Moreover, the testimony above referred to was admissible as tending to show threats by defendant against deceased. The trouble resulting in the killing of Webster arose about the signing of a petition by him and other parties; and this testimony related to threats by defendant as against all the persons who had signed the petition, and under the rule laid down in the following cases the court properly allowed the jury to pass upon these threats:
In Harrison v. State, 79 Ala. 29, the court said:
"Threats made by the defendant against the deceased, or against a class to which the deceased belonged, and prima facie referable to him, though his name was not mentioned, are competent and admissible as evidence against him, and it is for the jury to determine whether they, in fact, had reference to the deceased."
See, also, Anderson v. State, 79 Ala. 5; Jordan v. State, 79 Ala. 13; Sharp v. State, 193 Ala. 22, 69 So. 122; Patterson v. State, 202 Ala. 65, 79 So. 459.

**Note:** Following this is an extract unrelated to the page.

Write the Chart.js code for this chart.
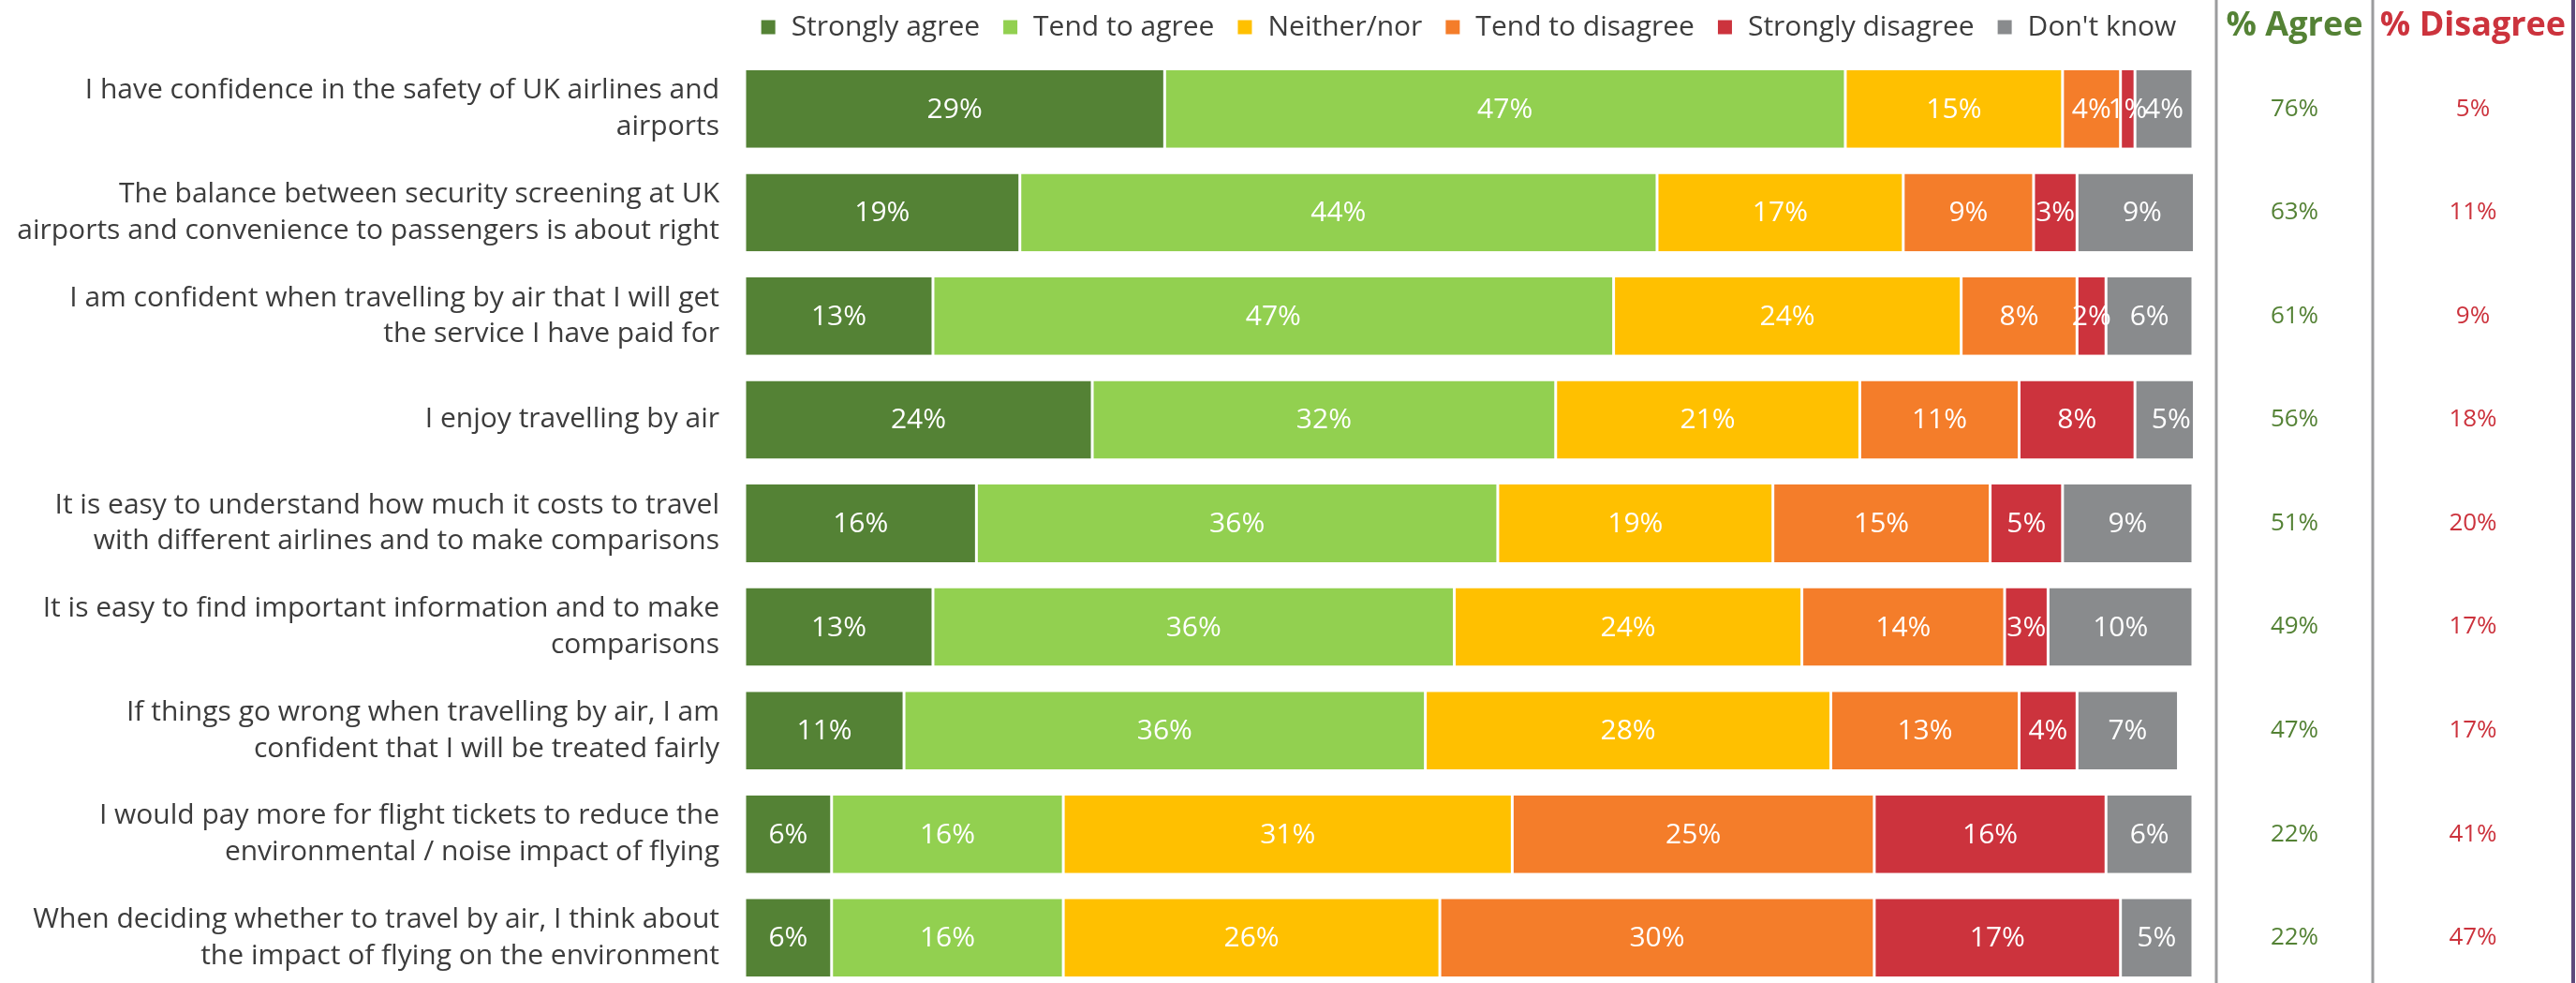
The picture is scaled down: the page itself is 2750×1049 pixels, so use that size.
<!DOCTYPE html>
<html>
<head>
<meta charset="utf-8">
<title>Attitudes to air travel</title>
<script src="https://cdn.jsdelivr.net/npm/chart.js@4.4.1/dist/chart.umd.min.js"></script>
<style>
    html, body { margin: 0; padding: 0; background: #fff; overflow: hidden; }
    #wrap { width: 2750px; height: 1056px; position: relative; }
</style>
</head>
<body>
<div id="wrap"><canvas id="attitudeChart"></canvas></div>
<script>
// statements (wrapped onto two lines where needed)
const statements = [
    ['I have confidence in the safety of UK airlines and', 'airports'],
    ['The balance between security screening at UK', 'airports and convenience to passengers is about right'],
    ['I am confident when travelling by air that I will get', 'the service I have paid for'],
    'I enjoy travelling by air',
    ['It is easy to understand how much it costs to travel', 'with different airlines and to make comparisons'],
    ['It is easy to find important information and to make', 'comparisons'],
    ['If things go wrong when travelling by air, I am', 'confident that I will be treated fairly'],
    ['I would pay more for flight tickets to reduce the', 'environmental / noise impact of flying'],
    ['When deciding whether to travel by air, I think about', 'the impact of flying on the environment']
];

// answer shares, %
const stronglyAgree    = [29, 19, 13, 24, 16, 13, 11, 6, 6];
const tendToAgree      = [47, 44, 47, 32, 36, 36, 36, 16, 16];
const neitherNor       = [15, 17, 24, 21, 19, 24, 28, 31, 26];
const tendToDisagree   = [4, 9, 8, 11, 15, 14, 13, 25, 30];
const stronglyDisagree = [1, 3, 2, 8, 5, 3, 4, 16, 17];
const dontKnow         = [4, 9, 6, 5, 9, 10, 7, 6, 5];

// net totals shown on the right
const agreeTotals    = [76, 63, 61, 56, 51, 49, 47, 22, 22];
const disagreeTotals = [5, 11, 9, 18, 20, 17, 17, 41, 47];

const FONT = '"Open Sans", "Noto Sans", sans-serif';
const TEXT = '#3c3c3c';
const GREEN_DARK = '#548235';
const RED = '#cc333d';

document.addEventListener('DOMContentLoaded', function() {
    createAttitudeChart();
});

// legend row across the top, centred over the bars
const topLegend = {
    id: 'topLegend',
    afterDraw(chart) {
        const { ctx, chartArea } = chart;
        const box = 15, boxGap = 17, itemGap = 25;
        ctx.save();
        ctx.font = '30px ' + FONT;
        ctx.textBaseline = 'middle';
        ctx.textAlign = 'left';
        const items = chart.data.datasets.map(ds => ({
            text: ds.label,
            color: ds.backgroundColor,
            w: ctx.measureText(ds.label).width
        }));
        const total = items.reduce((s, it) => s + box + boxGap + it.w, 0) + itemGap * (items.length - 1);
        let x = (chartArea.left + chartArea.right) / 2 - total / 2;
        const y = 29;
        items.forEach(it => {
            ctx.fillStyle = it.color;
            ctx.fillRect(x, y - box / 2, box, box);
            x += box + boxGap;
            ctx.fillStyle = TEXT;
            ctx.fillText(it.text, x, y);
            x += it.w + itemGap;
        });
        ctx.restore();
    }
};

// white % text in the middle of each segment
const segmentLabels = {
    id: 'segmentLabels',
    afterDatasetsDraw(chart) {
        const ctx = chart.ctx;
        ctx.save();
        ctx.font = '30px ' + FONT;
        ctx.fillStyle = '#ffffff';
        ctx.textAlign = 'center';
        ctx.textBaseline = 'middle';
        chart.data.datasets.forEach((ds, i) => {
            chart.getDatasetMeta(i).data.forEach((bar, j) => {
                ctx.fillText(ds.data[j] + '%', (bar.x + bar.base) / 2, bar.y + 1);
            });
        });
        ctx.restore();
    }
};

// % Agree / % Disagree columns with their dividers
const totalsColumns = {
    id: 'totalsColumns',
    afterDraw(chart) {
        const { ctx, chartArea, scales } = chart;
        const r = chartArea.right;
        const divA = r + 25, divB = r + 192, edge = r + 406;
        const colA = (divA + divB) / 2, colB = (divB + edge) / 2;

        ctx.save();
        ctx.lineWidth = 3;
        ctx.strokeStyle = '#9b9c9e';
        [divA, divB].forEach(x => {
            ctx.beginPath();
            ctx.moveTo(x, 0);
            ctx.lineTo(x, chart.height);
            ctx.stroke();
        });
        ctx.strokeStyle = '#5e4a7c';
        ctx.lineWidth = 4;
        ctx.beginPath();
        ctx.moveTo(edge, 0);
        ctx.lineTo(edge, chart.height);
        ctx.stroke();

        ctx.textAlign = 'center';
        ctx.textBaseline = 'middle';
        ctx.font = 'bold 36px ' + FONT;
        ctx.fillStyle = GREEN_DARK;
        ctx.fillText('% Agree', colA, 28);
        ctx.fillStyle = RED;
        ctx.fillText('% Disagree', colB, 28);

        ctx.font = '26px ' + FONT;
        agreeTotals.forEach((v, i) => {
            const y = scales.y.getPixelForValue(i);
            ctx.fillStyle = GREEN_DARK;
            ctx.fillText(v + '%', colA, y);
            ctx.fillStyle = RED;
            ctx.fillText(disagreeTotals[i] + '%', colB, y);
        });
        ctx.restore();
    }
};

function createAttitudeChart() {
    const ctx = document.getElementById('attitudeChart');
    if (!ctx) return;

    const series = [
        { label: 'Strongly agree', data: stronglyAgree, color: GREEN_DARK },
        { label: 'Tend to agree', data: tendToAgree, color: '#92d050' },
        { label: 'Neither/nor', data: neitherNor, color: '#ffc000' },
        { label: 'Tend to disagree', data: tendToDisagree, color: '#f47d2a' },
        { label: 'Strongly disagree', data: stronglyDisagree, color: RED },
        { label: "Don't know", data: dontKnow, color: '#898b8d' }
    ];

    const chartData = {
        labels: statements,
        datasets: series.map(s => ({
            label: s.label,
            data: s.data,
            backgroundColor: s.color,
            borderColor: '#ffffff',
            borderWidth: { left: 1.5, right: 1.5, top: 0, bottom: 0 },
            borderSkipped: false,
            barPercentage: 0.75,
            categoryPercentage: 1
        }))
    };

    const chartOptions = {
        indexAxis: 'y',
        responsive: true,
        maintainAspectRatio: false,
        animation: false,
        layout: {
            padding: { top: 61, right: 409, bottom: 0, left: 0 }
        },
        plugins: {
            title: { display: false },
            tooltip: { enabled: false },
            legend: { display: false }
        },
        scales: {
            x: {
                stacked: true,
                display: false,
                min: 0,
                max: 100
            },
            y: {
                stacked: true,
                grid: { display: false, drawTicks: false },
                border: { display: false },
                ticks: {
                    padding: 27,
                    color: TEXT,
                    font: { family: FONT, size: 30, lineHeight: 1.29 }
                },
                afterFit: function(scale) {
                    // fixed label column; no extra room for first/last label
                    scale.width = 795;
                    scale.paddingTop = 0;
                    scale.paddingBottom = 0;
                }
            }
        }
    };

    new Chart(ctx, {
        type: 'bar',
        data: chartData,
        options: chartOptions,
        plugins: [segmentLabels, totalsColumns, topLegend]
    });
}
</script>
</body>
</html>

The next question presented relates to objections and exceptions to a portion of the argument made to the jury by associate counsel for the state. It has well been said that a presiding judge is called on to perform a most delicate and responsible duty, when required to interfere with the freedom of argument, which is the privilege of counsel. Much must be committed to his sound discretion, as to the course and character of the debate which should be allowed on the trial of a case. The general rule established in this respect is, in order that a statement may come within the rule which prescribes the limits of fair discussion, "the statement must be made as of fact; the fact stated must be unsupported by any evidence, must be pertinent to the issue, or its natural tendency must be to influence the finding of the jury." Cross v. State, 68 Ala. 476. An examination of the argument here complained of convinces us that it does not fall within the above rule, and that the court did not err in overruling the objections made in this connection.
Charges 1, 2, and 3 were bad. The immunity from retreat, which under the law is applicable to a man's home, does not apply to a public road. These charges assert this erroneous proposition and were therefore properly refused. Pillar v. State, 15 Ala. App. 576, 74 So. 398. The fact that the defendant had his mules and wagon on the public road at the time of the difficulty did not relieve him of the duty to retreat if he could have done so without thereby increasing his peril; it is no excuse for failure to retreat that defendant would have been compelled to turn loose his team. Finch v. State, 81 Ala. 41, 1 So. 565.
Charge 4 refused to defendant does not state the law, relative to the character of defendant; for in the absence of proof there is no presumption as to character being good or bad. In other words, the law raises no presumption as to whether character is good or bad. There was no error in the refusal of this charge. Griffin v. State, 165 Ala. 29, 50 So. 962.
Refused charge 5 correctly states the law, but its refusal by the court was not error for the reason that this charge was fully covered by charge 3, given at the request of defendant. it is not error to refuse a charge containing a correct proposition of law, if the same principles of law have been fairly and substantially covered by the oral charge of the court, or by the given charges.
Charge 6 refused to defendant is not predicated upon the evidence in the case, and for this reason was properly refused. This charge also pretermits imminent peril of suffering grievous bodily harm or death by defendant at the hands of deceased, and is also faulty in this respect.
Refused charge 7, if not otherwise bad, is fairly and substantially covered by given charge 12, and by the oral charge of the court.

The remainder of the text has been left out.